Por otra, como la sexualidad, por
refinadas que sean sus técnicas, no puede satisfacer tan formidable cometido,
se intensifican en ella los sentimientos de soledad y temor. En esa busca de la
satisfacción, se desliga la ternura de la sensualidad, que deberían
complementarse entre sí. Y por tanto la
relación hombre-mujer llega a ser una mera fornicación; el ser humano queda esclavizado
a su cuerpo como acaso nunca lo haya estado en su historia.

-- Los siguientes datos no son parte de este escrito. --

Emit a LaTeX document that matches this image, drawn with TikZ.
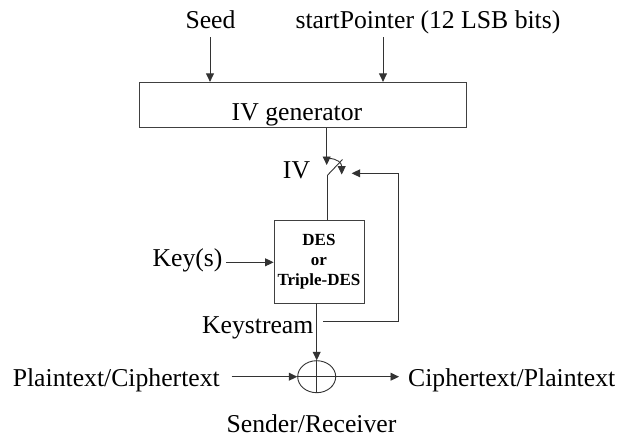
\documentclass[tikz,border=0pt]{standalone}
\usepackage{fontspec}
\setmainfont{Liberation Serif}
\usetikzlibrary{arrows.meta,shapes.geometric}
\begin{document}
\begin{tikzpicture}[x=1pt,y=-1pt,
  lbl/.style={inner sep=0pt, anchor=base, font=\fontsize{25.7}{30}\selectfont},
  ln/.style={line width=0.9pt, draw=black!80},
  arr/.style={ln, -{Triangle[length=8.5pt,width=8pt]}},
  blk/.style={draw=black!75, line width=0.9pt, inner sep=0pt}]
\useasboundingbox (0,0) rectangle (618,437);
% top inputs
\node[lbl] (seed) at (210.5,28) {Seed};
\node[lbl] (sp) at (428,28) {startPointer (12 LSB bits)};
\node[blk, minimum width=327.4pt, minimum height=45pt] (gen) at (303,104.8) {};
\node[lbl] (gent) at (297,120.5) {IV generator};
\coordinate (sda) at (210,37);
\coordinate (spa) at (383,37);
\draw[arr] (sda) -- (sda |- gen.north);
\draw[arr] (spa) -- (spa |- gen.north);
% IV and switch
\coordinate (ivt) at (326.7,165);
\draw[arr] (gen.south -| ivt) -- (ivt);
\node[lbl] (ivl) at (296.5,178) {IV};
\coordinate (sw0) at (327.7,175);
\coordinate (sw1) at (342.5,159.5);
\draw[ln] (sw0) -- (sw1);
\coordinate (c0) at (329,158.5);
\coordinate (c1) at (341.7,174.5);
\draw[arr] (c0) .. controls (337,158.5) and (341.7,163) .. (c1);
% DES block
\node[blk, minimum width=90pt, minimum height=83pt, align=center,
      font=\bfseries\fontsize{17}{20.3}\selectfont] (des) at (319,261.5) {DES\\or\\Triple-DES};
\draw[ln] (sw0) -- (sw0 |- des.north);
\node[lbl] (key) at (187.5,266.7) {Key(s)};
\coordinate (ka) at (226,262.3);
\draw[arr] (ka) -- (ka -| des.west);
% XOR
\node[draw=black!80, line width=0.9pt, ellipse, minimum width=38pt, minimum height=32pt, inner sep=0pt] (xor) at (316.7,376.7) {};
\draw[ln] (xor.north) -- (xor.south);
\draw[ln] (xor.west) -- (xor.east);
\draw[arr] (des.south -| xor.north) -- (xor.north);
\node[lbl] (ks) at (257.7,333) {Keystream};
% feedback
\coordinate (fb0) at (323,321);
\coordinate (fbc) at (398.3,321);
\coordinate (fbt) at (351.7,173.3);
\draw[arr] (fb0) -- (fbc) -- (fbc |- fbt) -- (fbt);
% data path
\node[lbl] (pt) at (116.3,386) {Plaintext/Ciphertext};
\coordinate (pta) at (231.7,376.7);
\draw[arr] (pta) -- (xor.west);
\node[lbl] (ct) at (511.7,386) {Ciphertext/Plaintext};
\coordinate (cta) at (399,376.7);
\draw[arr] (xor.east) -- (cta);
\node[lbl] (sr) at (311.5,432) {Sender/Receiver};
\end{tikzpicture}
\end{document}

Aunque idealmente la vida matrimonial debería colmar los anhelos
eróticos de hombres y mujeres en una convivencia donde la ternura y la
sensualidad armonizaran para reforzarse recíprocamente, en la práctica es cada
vez menos frecuente, según parece, que cristalicen estos ideales, ni siquiera
de lejos. ¿Cómo explicar de otra manera tantos adulterios, tantos manuales de
sexualidad con títulos absurdos y francamente ridículos, destinados a los
matrimonios?
Cuando meditamos hasta qué extremos se ha llegado en este terreno, no
podemos menos que sentir desaliento, considerando todas las oportunidades que
desperdiciamos. Porque en vez de tener relaciones personales más profundas y
plenas, en lugar de habernos librado de un sentimiento de culpa y de llevar una
vida interior más fecunda, hemos caído en una especie de “olimpiada de alcoba”,
donde lo importante es un desempeño animal que a la postre nos tiraniza, donde
campean metas quiméricas y se pone la humana salvación en algo burdamente
errado.
No
había nada particularmente estimable en la antigua moral sexual, con su
continencia por la continencia misma, que tanto daño hizo. Pero una vez que el
viejo código perdió su vigencia, ¡cuánto más preferible habría sido que los
casados, hombres y mujeres, hubiesen visto en la sexualidad su aspecto más
valioso! : una fuente de placer y deleite, y un medio potencial de fortalecer y
enriquecer los vínculos espirituales entre los cónyuges.